• _JOB_
Reproduce all of the data below without alteration; exclude every picture.

┌──

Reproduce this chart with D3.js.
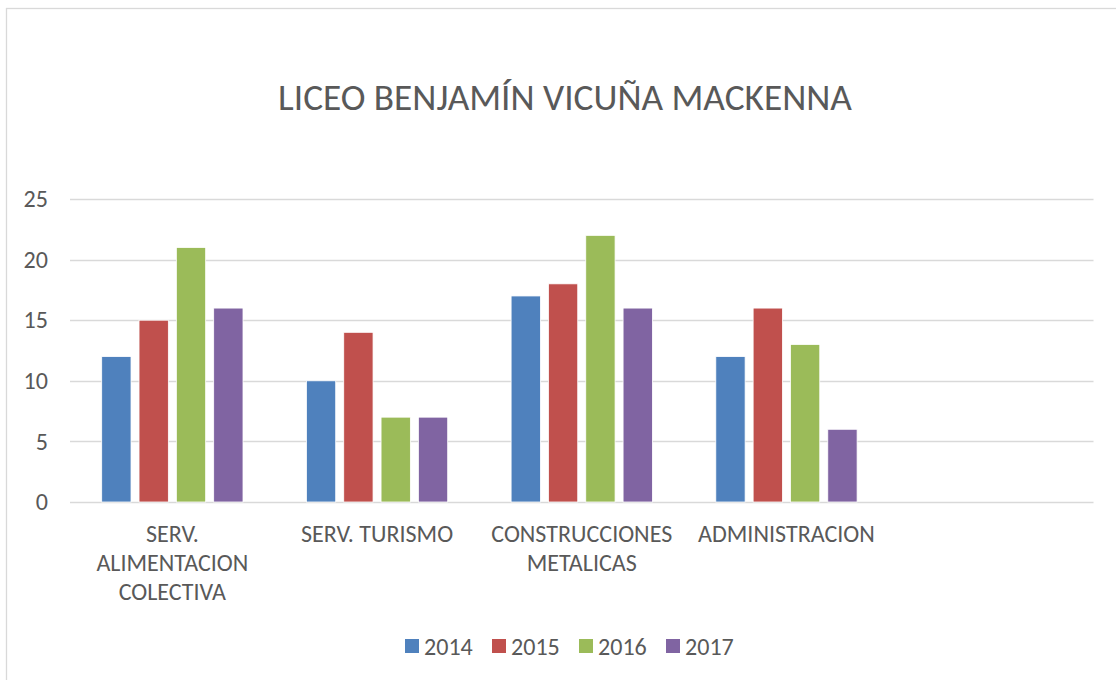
<!DOCTYPE html>
<html>
<head>
<meta charset="utf-8">
<script src="https://cdn.jsdelivr.net/npm/d3@7"></script>
<style>
  html, body { margin: 0; padding: 0; background: #fff; }
  svg { display: block; }
</style>
</head>
<body>
<svg id="chart" width="1116" height="680"></svg>
<script>
const title = "LICEO BENJAMÍN VICUÑA MACKENNA";
const categories = ["SERV. ALIMENTACION COLECTIVA", "SERV. TURISMO", "CONSTRUCCIONES METALICAS", "ADMINISTRACION"];
const years = ["2014", "2015", "2016", "2017"];
const values2014 = [12, 10, 17, 12];
const values2015 = [15, 14, 18, 16];
const values2016 = [21, 7, 22, 13];
const values2017 = [16, 7, 16, 6];
const yTicks = [0, 5, 10, 15, 20, 25];
const colors = ["#4F81BD", "#C0504D", "#9BBB59", "#8064A2"];

const seriesValues = [values2014, values2015, values2016, values2017];
const FONT = "Carlito, 'Open Sans', sans-serif";
const TEXT = "#595959";

const svg = d3.select("#chart");
svg.append("rect").attr("width", 1116).attr("height", 680).attr("fill", "#fff");
svg.append("rect").attr("x", 6.5).attr("y", 8.5).attr("width", 1120).attr("height", 690)
  .attr("fill", "none").attr("stroke", "#d9d9d9").attr("stroke-width", 1.3);

function fitSize(text, targetWidth) {
  const t = svg.append("text").attr("font-family", FONT).attr("font-size", 100).text(text);
  const w = t.node().getComputedTextLength();
  t.remove();
  return 100 * targetWidth / w;
}

const plotLeft = 70, plotRight = 1093.5, plotTop = 199, plotBottom = 502;

// Five category slots: the last one is empty, as in the original
const x0 = d3.scaleBand().domain([...categories, ""]).range([plotLeft, plotRight]).padding(0);
const groupW = 141.3;
const x1 = d3.scaleBand().domain(years)
  .range([(x0.bandwidth() - groupW) / 2, (x0.bandwidth() + groupW) / 2])
  .paddingInner(0.2145).paddingOuter(0);
const y = d3.scaleLinear().domain([0, 25]).range([plotBottom, plotTop]);

const labelSize = fitSize("ALIMENTACION", 152);

// gridlines
svg.append("g").selectAll("line").data(yTicks).join("line")
  .attr("x1", plotLeft).attr("x2", plotRight)
  .attr("y1", d => Math.round(y(d)) + 0.5).attr("y2", d => Math.round(y(d)) + 0.5)
  .attr("stroke", "#d9d9d9").attr("stroke-width", 1.3);

// y axis labels
const yAxis = d3.axisLeft(y).tickValues(yTicks).tickSize(0).tickPadding(0);
const gy = svg.append("g").attr("transform", "translate(48,0)").call(yAxis);
gy.select(".domain").remove();
gy.selectAll("text").attr("font-family", FONT).attr("font-size", labelSize).attr("fill", TEXT);

// bars
const groups = svg.append("g").selectAll("g").data(categories).join("g")
  .attr("transform", d => `translate(${x0(d)},0)`);
groups.selectAll("rect").data((d, i) => years.map((yr, s) => ({ yr, s, v: seriesValues[s][i] })))
  .join("rect")
  .attr("x", d => x1(d.yr)).attr("width", x1.bandwidth())
  .attr("y", d => y(d.v)).attr("height", d => y(0) - y(d.v))
  .attr("fill", d => colors[d.s])
  .attr("stroke", "#fff").attr("stroke-width", 0.8);

// category labels with wrapping
function wrapWords(text, maxW) {
  const words = text.split(" ");
  const lines = [];
  let cur = "";
  const t = svg.append("text").attr("font-family", FONT).attr("font-size", labelSize);
  words.forEach(w => {
    const test = cur ? cur + " " + w : w;
    t.text(test);
    if (t.node().getComputedTextLength() > maxW && cur) { lines.push(cur); cur = w; }
    else cur = test;
  });
  if (cur) lines.push(cur);
  t.remove();
  return lines;
}
const catLabels = svg.append("g").selectAll("text").data(categories).join("text")
  .attr("font-family", FONT).attr("font-size", labelSize).attr("fill", TEXT)
  .attr("text-anchor", "middle")
  .attr("x", d => x0(d) + x0.bandwidth() / 2)
  .attr("y", 533);
catLabels.each(function(d) {
  const lines = wrapWords(d, 195);
  d3.select(this).selectAll("tspan").data(lines).join("tspan")
    .attr("x", x0(d) + x0.bandwidth() / 2)
    .attr("y", (l, i) => 533 + i * 29.3)
    .attr("dominant-baseline", "central")
    .text(l => l);
});

// title
const titleSize = fitSize(title, 574);
svg.append("text").attr("x", 565).attr("y", 110)
  .attr("text-anchor", "middle").attr("font-family", FONT).attr("font-size", titleSize)
  .attr("fill", TEXT).text(title);

// legend
const legendX = d3.scalePoint().domain(years).range([405, 666]);
const lg = svg.append("g").selectAll("g").data(years).join("g")
  .attr("transform", d => `translate(${legendX(d)},639)`);
lg.append("rect").attr("width", 14).attr("height", 14).attr("fill", (d, i) => colors[i]);
lg.append("text").attr("x", 19).attr("y", 7.5).attr("dominant-baseline", "central")
  .attr("font-family", FONT).attr("font-size", labelSize).attr("fill", TEXT).text(d => d);
</script>
</body>
</html>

└──

• _THE REPLY_
Reproduce this chart with D3.js.
<!DOCTYPE html>
<html>
<head>
<meta charset="utf-8">
<script src="https://cdn.jsdelivr.net/npm/d3@7"></script>
<style>
  html, body { margin: 0; padding: 0; background: #fff; }
  svg { display: block; }
</style>
</head>
<body>
<svg id="chart" width="1116" height="680"></svg>
<script>
const title = "LICEO BENJAMÍN VICUÑA MACKENNA";
const categories = ["SERV. ALIMENTACION COLECTIVA", "SERV. TURISMO", "CONSTRUCCIONES METALICAS", "ADMINISTRACION"];
const years = ["2014", "2015", "2016", "2017"];
const values2014 = [12, 10, 17, 12];
const values2015 = [15, 14, 18, 16];
const values2016 = [21, 7, 22, 13];
const values2017 = [16, 7, 16, 6];
const yTicks = [0, 5, 10, 15, 20, 25];
const colors = ["#4F81BD", "#C0504D", "#9BBB59", "#8064A2"];

const seriesValues = [values2014, values2015, values2016, values2017];
const FONT = "Carlito, 'Open Sans', sans-serif";
const TEXT = "#595959";

const svg = d3.select("#chart");
svg.append("rect").attr("width", 1116).attr("height", 680).attr("fill", "#fff");
svg.append("rect").attr("x", 6.5).attr("y", 8.5).attr("width", 1120).attr("height", 690)
  .attr("fill", "none").attr("stroke", "#d9d9d9").attr("stroke-width", 1.3);

function fitSize(text, targetWidth) {
  const t = svg.append("text").attr("font-family", FONT).attr("font-size", 100).text(text);
  const w = t.node().getComputedTextLength();
  t.remove();
  return 100 * targetWidth / w;
}

const plotLeft = 70, plotRight = 1093.5, plotTop = 199, plotBottom = 502;

// Five category slots: the last one is empty, as in the original
const x0 = d3.scaleBand().domain([...categories, ""]).range([plotLeft, plotRight]).padding(0);
const groupW = 141.3;
const x1 = d3.scaleBand().domain(years)
  .range([(x0.bandwidth() - groupW) / 2, (x0.bandwidth() + groupW) / 2])
  .paddingInner(0.2145).paddingOuter(0);
const y = d3.scaleLinear().domain([0, 25]).range([plotBottom, plotTop]);

const labelSize = fitSize("ALIMENTACION", 152);

// gridlines
svg.append("g").selectAll("line").data(yTicks).join("line")
  .attr("x1", plotLeft).attr("x2", plotRight)
  .attr("y1", d => Math.round(y(d)) + 0.5).attr("y2", d => Math.round(y(d)) + 0.5)
  .attr("stroke", "#d9d9d9").attr("stroke-width", 1.3);

// y axis labels
const yAxis = d3.axisLeft(y).tickValues(yTicks).tickSize(0).tickPadding(0);
const gy = svg.append("g").attr("transform", "translate(48,0)").call(yAxis);
gy.select(".domain").remove();
gy.selectAll("text").attr("font-family", FONT).attr("font-size", labelSize).attr("fill", TEXT);

// bars
const groups = svg.append("g").selectAll("g").data(categories).join("g")
  .attr("transform", d => `translate(${x0(d)},0)`);
groups.selectAll("rect").data((d, i) => years.map((yr, s) => ({ yr, s, v: seriesValues[s][i] })))
  .join("rect")
  .attr("x", d => x1(d.yr)).attr("width", x1.bandwidth())
  .attr("y", d => y(d.v)).attr("height", d => y(0) - y(d.v))
  .attr("fill", d => colors[d.s])
  .attr("stroke", "#fff").attr("stroke-width", 0.8);

// category labels with wrapping
function wrapWords(text, maxW) {
  const words = text.split(" ");
  const lines = [];
  let cur = "";
  const t = svg.append("text").attr("font-family", FONT).attr("font-size", labelSize);
  words.forEach(w => {
    const test = cur ? cur + " " + w : w;
    t.text(test);
    if (t.node().getComputedTextLength() > maxW && cur) { lines.push(cur); cur = w; }
    else cur = test;
  });
  if (cur) lines.push(cur);
  t.remove();
  return lines;
}
const catLabels = svg.append("g").selectAll("text").data(categories).join("text")
  .attr("font-family", FONT).attr("font-size", labelSize).attr("fill", TEXT)
  .attr("text-anchor", "middle")
  .attr("x", d => x0(d) + x0.bandwidth() / 2)
  .attr("y", 533);
catLabels.each(function(d) {
  const lines = wrapWords(d, 195);
  d3.select(this).selectAll("tspan").data(lines).join("tspan")
    .attr("x", x0(d) + x0.bandwidth() / 2)
    .attr("y", (l, i) => 533 + i * 29.3)
    .attr("dominant-baseline", "central")
    .text(l => l);
});

// title
const titleSize = fitSize(title, 574);
svg.append("text").attr("x", 565).attr("y", 110)
  .attr("text-anchor", "middle").attr("font-family", FONT).attr("font-size", titleSize)
  .attr("fill", TEXT).text(title);

// legend
const legendX = d3.scalePoint().domain(years).range([405, 666]);
const lg = svg.append("g").selectAll("g").data(years).join("g")
  .attr("transform", d => `translate(${legendX(d)},639)`);
lg.append("rect").attr("width", 14).attr("height", 14).attr("fill", (d, i) => colors[i]);
lg.append("text").attr("x", 19).attr("y", 7.5).attr("dominant-baseline", "central")
  .attr("font-family", FONT).attr("font-size", labelSize).attr("fill", TEXT).text(d => d);
</script>
</body>
</html>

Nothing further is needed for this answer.